A outra inédita dessa leva, “15 anos após o centenário”, foi feita por Bruno e Zé Luiz do Império, a partir de melodia de Dona Ivone — e seus relatos sobre Vó Tereza, personagem fundamental pro jongo, para Serrinha e para toda a comunidade de Madureira. Mãe dos lendários Mestre Fuleiro e Tio Hélio, e tia de Dona Ivone, ela é celebrada num samba em forma de crônica, narrando uma fictícia festa dos 115 anos da matriarca.

— Fizemos na linha daquelas coisas de Nei Lopes, o grande cronista do samba — diz Bruno.

Em “Nas escritas da vida”, Gilberto Gil colocou seu canto ao lado da voz gravada por Dona Ivone, em 2010. Um dos gigantes da música brasileira, o baiano canta com reverência frente à imponência natural da cantora.

“Silêncio da passarada”, que imagina os pássaros do quintal de Dona Ivone se dando conta de sua ausência depois de sua morte, é relida por Dandara Mariana — em 2022, a canção

ganhará o formato de livro infantil. A atriz e cantora foi uma das escaladas para representar Dona Ivone no musical “Um sorriso negro”, em 2018.

O projeto “Baú da Dona Ivone”, aliás, tem forte caráter educativo. Em 2012, ele nasceu com o apoio da Prefeitura do Rio (na gestão do então prefeito Eduardo Paes), e foi distribuído para as escolas e bibliotecas do município, junto com um suplemento pedagógico. Bruno procura revitalizar esse material, preparado pelo professor Douglas Fagundes, e agora seguindo com a curadoria da professora Helena Soares.

— A História do Brasil está nas canções de Dona Ivone. “Não é miragem”, dela com Délcio Carvalho, é um hino da redemocratização. “A luta imperiana” nasceu de uma nota de jornal sobre os mandos e desmandos dos traficantes na comunidade da Serrinha — conta Bruno. — Estamos gravando vídeos com esse material, no intuito de democratizá-lo.

As sessões de gravação deste novo EP foram registradas em vídeo também, com depoimentos dos artistas. A ideia é que eles possam ser aproveitados num documentário futuro.

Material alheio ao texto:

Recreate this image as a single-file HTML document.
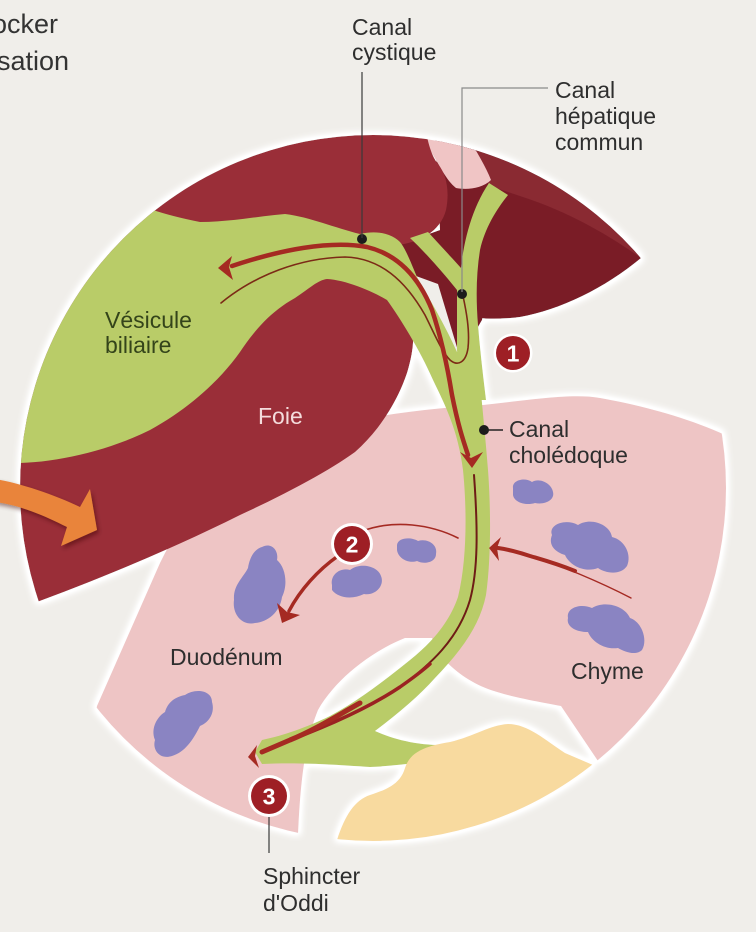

As novidades em torno do “Baú da Dona Ivone” abrem as celebrações do centenário da artista, que prometem ser longas. Até porque há uma controvérsia sobre a data de seu nascimento. Dona Ivone tem documentos que afirmam que ela nasceu em 1921 e outros que atestam que foi em 1922. A própria família da compositora, que apoia as iniciativas do “Baú da Dona Ivone”, não tem uma definição sobre a data. Ou seja, anuncia-se um cenário de homenagens que se estenderá ao longo de 2022. Uma imprecisão histórica que atua a nosso favor. Afinal, dois anos é pouco para a grandeza de Dona Ivone — e o Brasil anda precisado.